If someone forged a deed to my property, do I lose the land permanently?
Generally no. A forged deed is typically void rather than merely voidable, meaning it transfers no title at all and cannot pass good title even to a later good-faith purchaser, and there is usually no statute of limitations on an action to declare it void. This is confirmed in states including Florida and Texas, but the rule varies by state — confirm with an attorney licensed where the land sits. The remedy is a quiet title action. The practical difficulty is not your legal position but any downstream buyer, lender, or construction that relied on the recorded deed.
Would putting my land in an LLC or trust stop this from happening?

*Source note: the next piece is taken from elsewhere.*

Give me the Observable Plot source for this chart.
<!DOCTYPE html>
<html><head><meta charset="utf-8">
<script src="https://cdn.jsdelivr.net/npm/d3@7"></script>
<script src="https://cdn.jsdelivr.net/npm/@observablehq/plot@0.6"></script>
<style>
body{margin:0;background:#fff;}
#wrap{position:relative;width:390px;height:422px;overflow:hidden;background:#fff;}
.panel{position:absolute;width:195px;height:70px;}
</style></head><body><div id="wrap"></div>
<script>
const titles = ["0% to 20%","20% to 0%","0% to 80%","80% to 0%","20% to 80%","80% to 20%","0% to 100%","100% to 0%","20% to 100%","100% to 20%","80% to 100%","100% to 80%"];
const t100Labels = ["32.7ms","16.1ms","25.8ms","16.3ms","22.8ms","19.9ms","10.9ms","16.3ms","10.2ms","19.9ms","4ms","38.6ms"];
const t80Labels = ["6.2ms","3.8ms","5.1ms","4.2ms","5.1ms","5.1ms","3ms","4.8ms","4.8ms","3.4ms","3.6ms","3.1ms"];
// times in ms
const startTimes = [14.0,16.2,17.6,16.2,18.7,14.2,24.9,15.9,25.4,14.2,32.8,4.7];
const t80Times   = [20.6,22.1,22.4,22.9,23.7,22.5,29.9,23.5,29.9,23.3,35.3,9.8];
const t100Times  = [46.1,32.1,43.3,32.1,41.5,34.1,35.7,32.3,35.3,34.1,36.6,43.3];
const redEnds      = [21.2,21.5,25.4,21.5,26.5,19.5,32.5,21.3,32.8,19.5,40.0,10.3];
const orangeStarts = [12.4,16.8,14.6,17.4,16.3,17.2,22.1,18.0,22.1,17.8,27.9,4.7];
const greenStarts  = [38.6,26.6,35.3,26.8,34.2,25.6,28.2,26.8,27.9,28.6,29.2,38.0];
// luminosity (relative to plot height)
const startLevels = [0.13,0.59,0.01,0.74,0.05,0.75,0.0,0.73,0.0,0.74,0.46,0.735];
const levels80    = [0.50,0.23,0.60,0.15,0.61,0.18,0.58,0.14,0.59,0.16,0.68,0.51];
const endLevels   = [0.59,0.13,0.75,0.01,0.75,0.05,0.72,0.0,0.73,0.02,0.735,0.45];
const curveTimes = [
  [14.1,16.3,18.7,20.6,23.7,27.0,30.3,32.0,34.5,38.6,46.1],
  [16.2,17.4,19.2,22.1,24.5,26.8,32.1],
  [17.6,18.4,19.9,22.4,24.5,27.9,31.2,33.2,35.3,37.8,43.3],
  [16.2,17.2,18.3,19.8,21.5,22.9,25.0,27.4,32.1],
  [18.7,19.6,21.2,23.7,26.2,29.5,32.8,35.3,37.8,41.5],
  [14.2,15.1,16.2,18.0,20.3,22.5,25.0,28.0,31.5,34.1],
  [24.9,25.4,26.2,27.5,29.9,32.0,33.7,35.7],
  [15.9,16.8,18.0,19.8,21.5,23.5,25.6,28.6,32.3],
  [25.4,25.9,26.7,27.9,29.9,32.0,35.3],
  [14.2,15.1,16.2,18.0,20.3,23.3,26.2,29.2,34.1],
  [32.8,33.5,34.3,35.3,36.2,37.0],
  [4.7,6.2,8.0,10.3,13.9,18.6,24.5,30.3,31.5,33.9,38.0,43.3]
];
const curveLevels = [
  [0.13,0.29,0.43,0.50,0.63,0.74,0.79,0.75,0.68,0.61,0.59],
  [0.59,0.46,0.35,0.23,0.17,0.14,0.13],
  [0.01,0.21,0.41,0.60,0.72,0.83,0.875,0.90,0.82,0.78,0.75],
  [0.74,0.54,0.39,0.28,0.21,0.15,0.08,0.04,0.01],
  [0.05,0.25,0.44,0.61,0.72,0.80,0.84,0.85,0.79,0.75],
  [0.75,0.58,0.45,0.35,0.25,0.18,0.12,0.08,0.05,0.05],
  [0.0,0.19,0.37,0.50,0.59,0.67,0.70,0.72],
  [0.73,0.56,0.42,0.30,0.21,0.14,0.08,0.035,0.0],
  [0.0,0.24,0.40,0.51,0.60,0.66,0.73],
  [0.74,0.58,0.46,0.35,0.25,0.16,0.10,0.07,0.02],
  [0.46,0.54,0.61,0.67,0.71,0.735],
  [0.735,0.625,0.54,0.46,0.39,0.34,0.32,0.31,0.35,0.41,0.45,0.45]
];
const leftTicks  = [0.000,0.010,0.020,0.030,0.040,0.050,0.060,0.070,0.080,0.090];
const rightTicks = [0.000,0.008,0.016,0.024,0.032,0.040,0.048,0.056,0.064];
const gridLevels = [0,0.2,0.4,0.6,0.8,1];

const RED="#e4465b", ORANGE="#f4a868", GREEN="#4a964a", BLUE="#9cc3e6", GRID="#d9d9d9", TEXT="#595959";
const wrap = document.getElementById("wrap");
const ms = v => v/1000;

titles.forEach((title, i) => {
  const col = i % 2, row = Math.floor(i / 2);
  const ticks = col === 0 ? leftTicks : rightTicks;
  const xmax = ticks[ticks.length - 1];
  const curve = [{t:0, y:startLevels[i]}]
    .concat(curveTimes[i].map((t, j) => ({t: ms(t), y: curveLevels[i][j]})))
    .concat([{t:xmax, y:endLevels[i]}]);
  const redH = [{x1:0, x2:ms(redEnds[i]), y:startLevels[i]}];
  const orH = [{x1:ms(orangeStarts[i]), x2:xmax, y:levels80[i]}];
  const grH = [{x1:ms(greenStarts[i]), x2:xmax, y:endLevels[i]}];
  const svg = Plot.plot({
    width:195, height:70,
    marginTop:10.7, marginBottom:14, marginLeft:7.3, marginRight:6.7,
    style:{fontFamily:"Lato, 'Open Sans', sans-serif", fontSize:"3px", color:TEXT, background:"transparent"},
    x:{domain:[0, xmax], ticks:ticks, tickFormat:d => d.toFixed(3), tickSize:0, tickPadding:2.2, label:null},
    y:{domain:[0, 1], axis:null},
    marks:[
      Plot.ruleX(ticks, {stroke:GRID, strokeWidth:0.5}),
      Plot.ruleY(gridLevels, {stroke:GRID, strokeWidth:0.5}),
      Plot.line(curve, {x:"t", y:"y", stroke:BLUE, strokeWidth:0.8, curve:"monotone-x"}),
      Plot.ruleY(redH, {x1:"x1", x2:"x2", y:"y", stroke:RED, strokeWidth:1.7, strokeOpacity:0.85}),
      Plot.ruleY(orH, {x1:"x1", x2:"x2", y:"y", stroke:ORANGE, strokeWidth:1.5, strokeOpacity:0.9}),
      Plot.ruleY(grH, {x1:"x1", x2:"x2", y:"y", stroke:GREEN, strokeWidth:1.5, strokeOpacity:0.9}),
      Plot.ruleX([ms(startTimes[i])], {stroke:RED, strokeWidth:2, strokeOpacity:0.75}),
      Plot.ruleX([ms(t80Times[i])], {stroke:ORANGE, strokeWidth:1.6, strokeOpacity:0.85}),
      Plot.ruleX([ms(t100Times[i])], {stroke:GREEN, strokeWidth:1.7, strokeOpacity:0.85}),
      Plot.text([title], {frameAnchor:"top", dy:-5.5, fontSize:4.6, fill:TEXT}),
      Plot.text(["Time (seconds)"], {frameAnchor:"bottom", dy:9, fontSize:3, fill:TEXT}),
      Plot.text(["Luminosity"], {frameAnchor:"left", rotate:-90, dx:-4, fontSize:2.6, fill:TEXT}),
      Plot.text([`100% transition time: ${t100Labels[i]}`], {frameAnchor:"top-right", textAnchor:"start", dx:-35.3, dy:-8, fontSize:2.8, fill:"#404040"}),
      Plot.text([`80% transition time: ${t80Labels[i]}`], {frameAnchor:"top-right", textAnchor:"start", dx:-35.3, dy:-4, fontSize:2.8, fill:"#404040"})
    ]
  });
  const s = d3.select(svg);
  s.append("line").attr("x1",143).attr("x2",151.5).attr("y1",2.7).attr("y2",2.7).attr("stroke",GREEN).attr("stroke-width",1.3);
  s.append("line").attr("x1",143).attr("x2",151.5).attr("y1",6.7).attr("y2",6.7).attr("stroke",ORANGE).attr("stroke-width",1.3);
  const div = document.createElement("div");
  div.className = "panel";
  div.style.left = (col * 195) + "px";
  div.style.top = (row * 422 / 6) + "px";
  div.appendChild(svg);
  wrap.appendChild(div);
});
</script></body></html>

Not really. An LLC or trust does not prevent a forged deed from being recorded and does not monitor your title for you. It adds modest friction because transferring entity-held property requires an extra procedural step, and an irrevocable land trust can reduce the public visibility of the beneficial owner in some states, slightly narrowing the target list. That is a genuine but small benefit. Registering for your county's recording-notification service and checking your parcel record quarterly do far more to protect you than the ownership structure does.
Disclaimer: This article is for informational purposes only and does not constitute legal, financial, or professional advice. Laws and regulations vary by jurisdiction and change over time. Always consult with qualified professionals before making land purchase decisions. Jerez Land is not responsible for actions taken based on this information.